¿Quién podría pensar que un chico a día de hoy quiera ser sacerdote? Pues bien, me llamo Marcos, tengo 20 años y sí, quiero ser sacerdote, y ya llevo 3 años en el seminario preparándome para ello. Lo que voy a contar ahora, no es un cuento, ni una historia fantástica; es la historia de mi vida, mi historia de amor con Dios.
Nací gracias a Dios en una familia cristiana, fui bautizado y mis padres me metieron en un colegio de monjas cuando tenía 2 años. Allí empecé a conocer a Jesús con el paso del tiempo, y descubrí que era mi mejor amigo. Además, mi familia me llevaba a misa, y aunque no me enteraba de nada, allí estaba. Empecé primaria, y cuando llegó la primera comunión experimenté una avalancha de gracias del Señor. Necesarias fueron, pues después de esto, llegó a mi vida la cruz. Una situación que yo no podía cambiar, una situación con la que sufrí mucho, pero siempre Jesús estaba a mi lado. Y en medio de aquel dolor experimenté como mi amigo me llamaba a una cosa especial, pero mis padres se opusieron.
Llegó la secundaria, y con ella también vino “el pavo”. Poco a poco, en la situación de soledad en que me encontraba, empecé a encerrarme en mí mismo. Mi vida diaria pasó a ser monótona, y aquella llama que un día encendió Jesucristo en mí, fui dejando que se apagara. Mis padres ya no me obligaban a ir a misa, y cuando me quise dar cuenta, me había olvidado de Jesús.

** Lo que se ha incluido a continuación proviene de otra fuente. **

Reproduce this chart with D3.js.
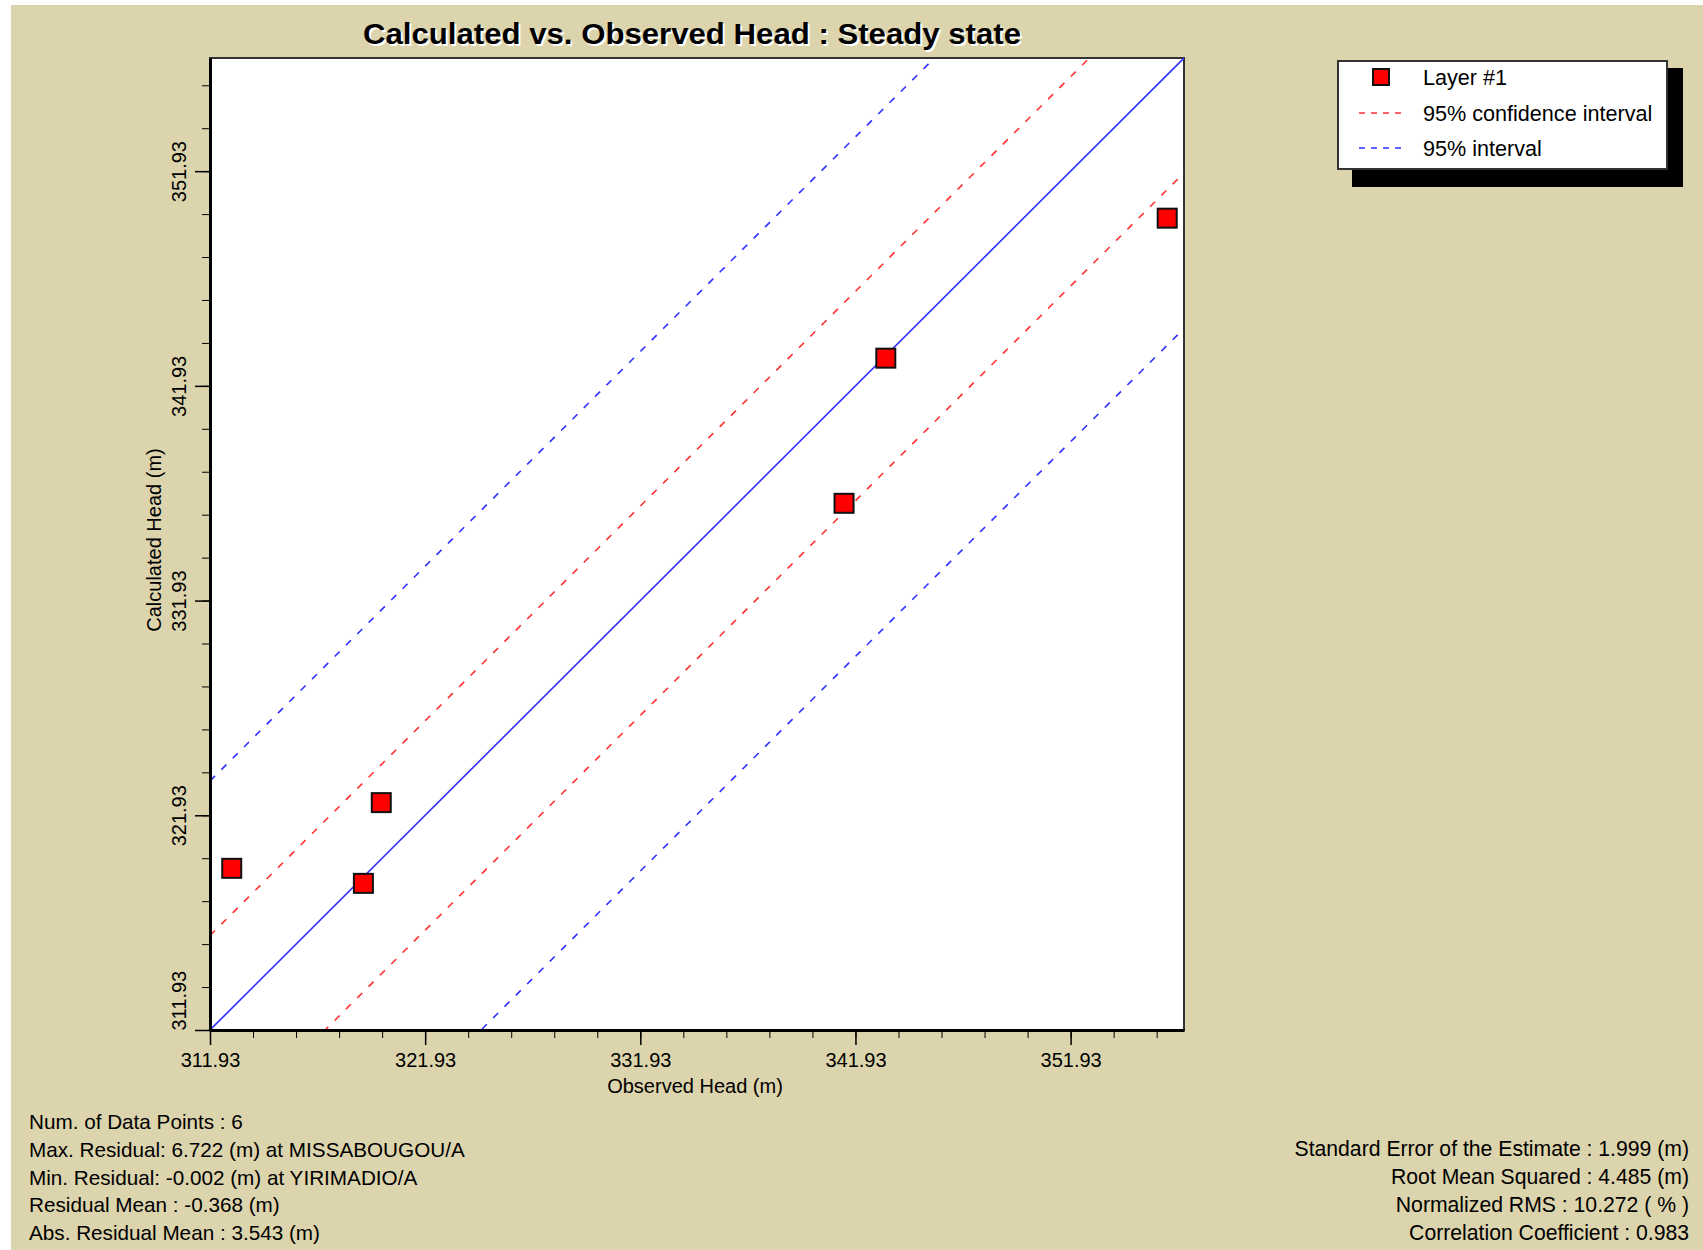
<!DOCTYPE html>
<html>
<head>
<meta charset="utf-8">
<script src="https://cdn.jsdelivr.net/npm/d3@7"></script>
<style>
  body { margin: 0; background: #fff; }
  text { font-family: "Liberation Sans", Arial, sans-serif; fill: #000; }
</style>
</head>
<body>
<div id="chart"></div>
<script>
// observed / calculated heads (m), one entry per well
var observed   = [312.94, 319.06, 319.89, 341.40, 343.34, 356.42];
var calculated = [319.46, 318.76, 322.52, 336.46, 343.22, 349.74];

// offsets of the interval lines from the 1:1 line
var confidenceOffsets = [4.40, -5.35];
var intervalOffsets   = [11.60, -12.60];

var axisDomain = [311.93, 357.2];
var majorTicks = [311.93, 321.93, 331.93, 341.93, 351.93];
var minorTicks = d3.range(0, 23).map(function(i) { return 311.93 + 2 * i; });

var legendLabels = ["Layer #1", "95% confidence interval", "95% interval"];
var statsLeft = [
  "Num. of Data Points : 6",
  "Max. Residual: 6.722 (m) at MISSABOUGOU/A",
  "Min. Residual: -0.002 (m) at YIRIMADIO/A",
  "Residual Mean : -0.368 (m)",
  "Abs. Residual Mean : 3.543 (m)"
];
var statsRight = [
  "Standard Error of the Estimate : 1.999 (m)",
  "Root Mean Squared : 4.485 (m)",
  "Normalized RMS : 10.272 ( % )",
  "Correlation Coefficient : 0.983"
];

var width = 1703, height = 1250;
var bg = "#dcd4ac";
var plot = {left: 210, right: 1184, top: 58, bottom: 1030};

var svg = d3.select("#chart").append("svg")
    .attr("width", width)
    .attr("height", height);

svg.append("rect")
    .attr("x", 11).attr("y", 5)
    .attr("width", width - 11).attr("height", height - 5)
    .attr("fill", bg);

var x = d3.scaleLinear().domain(axisDomain).range([plot.left, plot.right]);
var y = d3.scaleLinear().domain(axisDomain).range([plot.bottom, plot.top]);

// title with a white drop shadow
var titleText = "Calculated vs. Observed Head : Steady state";
[["#fff", 2], ["#000", 0]].forEach(function(s) {
  svg.append("text")
      .attr("x", 692 + s[1]).attr("y", 44 + s[1])
      .attr("text-anchor", "middle")
      .attr("textLength", 658)
      .attr("lengthAdjust", "spacingAndGlyphs")
      .style("font-size", "29px")
      .style("font-weight", "bold")
      .style("fill", s[0])
      .text(titleText);
});

// plot area
svg.append("rect")
    .attr("x", plot.left).attr("y", plot.top)
    .attr("width", plot.right - plot.left)
    .attr("height", plot.bottom - plot.top)
    .attr("fill", "#fff")
    .attr("stroke", "#333")
    .attr("stroke-width", 2);

svg.append("clipPath").attr("id", "clip")
  .append("rect")
    .attr("x", plot.left).attr("y", plot.top)
    .attr("width", plot.right - plot.left)
    .attr("height", plot.bottom - plot.top);

var lines = svg.append("g").attr("clip-path", "url(#clip)");

var diag = d3.line()
    .x(function(d) { return x(d[0]); })
    .y(function(d) { return y(d[1]); });

function offsetLine(off) {
  return [[axisDomain[0] - 20, axisDomain[0] - 20 + off], [axisDomain[1] + 20, axisDomain[1] + 20 + off]];
}

lines.append("path")
    .attr("d", diag(offsetLine(0)))
    .attr("stroke", "#3030ff")
    .attr("stroke-width", 1.6)
    .attr("fill", "none");

confidenceOffsets.forEach(function(off) {
  lines.append("path")
      .attr("d", diag(offsetLine(off)))
      .attr("stroke", "#ff3030")
      .attr("stroke-width", 1.6)
      .attr("stroke-dasharray", "7,9")
      .attr("fill", "none");
});

intervalOffsets.forEach(function(off) {
  lines.append("path")
      .attr("d", diag(offsetLine(off)))
      .attr("stroke", "#3030ff")
      .attr("stroke-width", 1.6)
      .attr("stroke-dasharray", "7,9")
      .attr("fill", "none");
});

// markers
var pts = observed.map(function(o, i) { return [o, calculated[i]]; });
svg.append("g").selectAll("rect")
    .data(pts)
  .enter().append("rect")
    .attr("x", function(d) { return x(d[0]) - 9.5; })
    .attr("y", function(d) { return y(d[1]) - 9.5; })
    .attr("width", 19).attr("height", 19)
    .attr("fill", "#ff0000")
    .attr("stroke", "#111")
    .attr("stroke-width", 2);

// axes: minor ticks, then major ticks with labels
var fmt = d3.format(".2f");

svg.append("g")
    .attr("transform", "translate(0," + plot.bottom + ")")
    .call(d3.axisBottom(x).tickValues(minorTicks).tickSize(8).tickFormat(""))
    .call(function(g) { g.select(".domain").remove(); });

var xAxis = svg.append("g")
    .attr("transform", "translate(0," + plot.bottom + ")")
    .call(d3.axisBottom(x).tickValues(majorTicks).tickSize(15).tickFormat(fmt).tickSizeOuter(0));
xAxis.select(".domain").attr("stroke", "#000").attr("stroke-width", 3);
xAxis.selectAll(".tick line").attr("stroke-width", 1.5);
xAxis.selectAll(".tick text")
    .attr("y", 30)
    .attr("dy", "0.35em")
    .style("font-size", "20px")
    .style("font-family", "Liberation Sans, Arial, sans-serif");

svg.append("g")
    .attr("transform", "translate(" + plot.left + ",0)")
    .call(d3.axisLeft(y).tickValues(minorTicks).tickSize(8).tickFormat(""))
    .call(function(g) { g.select(".domain").remove(); });

var yAxis = svg.append("g")
    .attr("transform", "translate(" + plot.left + ",0)")
    .call(d3.axisLeft(y).tickValues(majorTicks).tickSize(15).tickFormat(fmt).tickSizeOuter(0));
yAxis.select(".domain").attr("stroke", "#000").attr("stroke-width", 3);
yAxis.selectAll(".tick line").attr("stroke-width", 1.5);
yAxis.selectAll(".tick text")
    .attr("x", 0)
    .attr("y", -31)
    .attr("dy", "0.35em")
    .attr("transform", "rotate(-90)")
    .attr("text-anchor", function(d, i) { return i === 0 ? "start" : "middle"; })
    .style("font-size", "20px")
    .style("font-family", "Liberation Sans, Arial, sans-serif");

svg.append("text")
    .attr("x", 695).attr("y", 1086)
    .attr("dy", "0.35em")
    .attr("text-anchor", "middle")
    .style("font-size", "20px")
    .text("Observed Head (m)");

svg.append("text")
    .attr("transform", "translate(154,540) rotate(-90)")
    .attr("dy", "0.35em")
    .attr("text-anchor", "middle")
    .style("font-size", "20px")
    .text("Calculated Head (m)");

// legend
var lg = svg.append("g");
lg.append("rect")
    .attr("x", 1352).attr("y", 68)
    .attr("width", 331).attr("height", 119)
    .attr("fill", "#000");
lg.append("rect")
    .attr("x", 1338).attr("y", 61)
    .attr("width", 329).attr("height", 108)
    .attr("fill", "#fff")
    .attr("stroke", "#333")
    .attr("stroke-width", 2);

var rowY = [77, 113, 148];
lg.append("rect")
    .attr("x", 1373).attr("y", rowY[0] - 8)
    .attr("width", 16).attr("height", 16)
    .attr("fill", "#ff0000")
    .attr("stroke", "#111")
    .attr("stroke-width", 2);
[["#ff3030", rowY[1]], ["#3030ff", rowY[2]]].forEach(function(s) {
  lg.append("line")
      .attr("x1", 1359).attr("x2", 1401)
      .attr("y1", s[1]).attr("y2", s[1])
      .attr("stroke", s[0])
      .attr("stroke-width", 1.6)
      .attr("stroke-dasharray", "6,6");
});
lg.selectAll("text.lab")
    .data(legendLabels)
  .enter().append("text")
    .attr("class", "lab")
    .attr("x", 1423)
    .attr("y", function(d, i) { return rowY[i]; })
    .attr("dy", "0.35em")
    .style("font-size", "21.6px")
    .text(function(d) { return d; });

// statistics
svg.append("g").selectAll("text")
    .data(statsLeft)
  .enter().append("text")
    .attr("x", 29)
    .attr("y", function(d, i) { return 1122 + i * 27.7; })
    .attr("dy", "0.35em")
    .style("font-size", "20.7px")
    .text(function(d) { return d; });

svg.append("g").selectAll("text")
    .data(statsRight)
  .enter().append("text")
    .attr("x", 1689)
    .attr("y", function(d, i) { return 1149 + i * 28; })
    .attr("dy", "0.35em")
    .attr("text-anchor", "end")
    .style("font-size", "21.2px")
    .text(function(d) { return d; });
</script>
</body>
</html>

Una herida había en mi corazón, y trataba de sanarla yo solo, y cuanto más lo intentaba más grande se hacía. El vacío que Jesús había dejado en mí tenía que rellenarlo, y lo hice, pero de cubos de basura que parecían la mejor delicia del mundo, pero me dejaban más vacío todavía. Llegó a mí la oportunidad de hacer nuevos amigos y empezar de nuevo y así hice. Empezamos a ir al botellón, a desear solo que llegase el viernes, a buscar amores de fin de semana… y la herida se iba haciendo más grande. Pero Dios no me dio por perdido y vino en mi busca a través de mediaciones muy concretas: empecé a hablar con una monja de cómo estaba, pero el tema Dios no lo tocábamos, para mí Dios no existía. Me pidió que fuera a un grupo de jóvenes cristianos del colegio, y por no hacerle el feo empecé a ir, y conforme pasaban las semanas me preocupaba, porque me sentía bien allí. Y llegó Dios a mi vida con todas sus fuerzas, tras algunas renuncias por mi parte, en una peregrinación a Montserrat. En el santuario del Tibidabo me encontré con Cristo resucitado en la Eucaristía, vivo y lleno de amor hacia mí. Allí vi cómo quería Él curar mis heridas, y con el tiempo lo hizo; pero me recordó una cosa que se me había olvidado: que quería algo especial de mí.
Pasé a bachillerato y el Señor había cambiado mi vida por completo. ¡Era feliz! Tenía todo lo que necesitaba: buenos amigos, me iba bien con los estudios, sabía la carrera que quería hacer, estaba muy contento con mi novia, me sentía amado por Dios e intentaba vivirlo, … Y cuando más feliz era, volvió a salir al paso el Señor. Me fui a una peregrinación a Fátima con mis amigos, y estando allí, entré como en una nube. Sentía la presencia de Dios en mi vida como nunca, el amor de la Virgen… y estando en una misa, viendo a los sacerdotes celebrar, algo empezó a moverse en mí, y sentía como mi corazón quería ir con los sacerdotes, pero yo no quería. Al terminar la misa hablé con un sacerdote, y le dije a la Virgen: si quieres que sea sacerdote de Jesucristo, ayúdame porque solo no puedo. Y le dije que sí al Señor, con mucho miedo, pero le dije “Sí”. Y desde ese momento hasta terminar 2º bachillerato, estuve discerniendo si de verdad era algo del Señor, y sin duda que lo era. Así que cuando terminé la selectividad, al año siguiente entré en el seminario.
Esta es mi historia, o, mejor dicho, la historia de amor que Dios ha tenido conmigo, su criatura, donde Él, que tomó la iniciativa, me sigue llamando cada día, y es el que de verdad me hace feliz. Es verdad que he dejado cosas, pero he ganado algo mejor, lo mejor: he ganado a Cristo.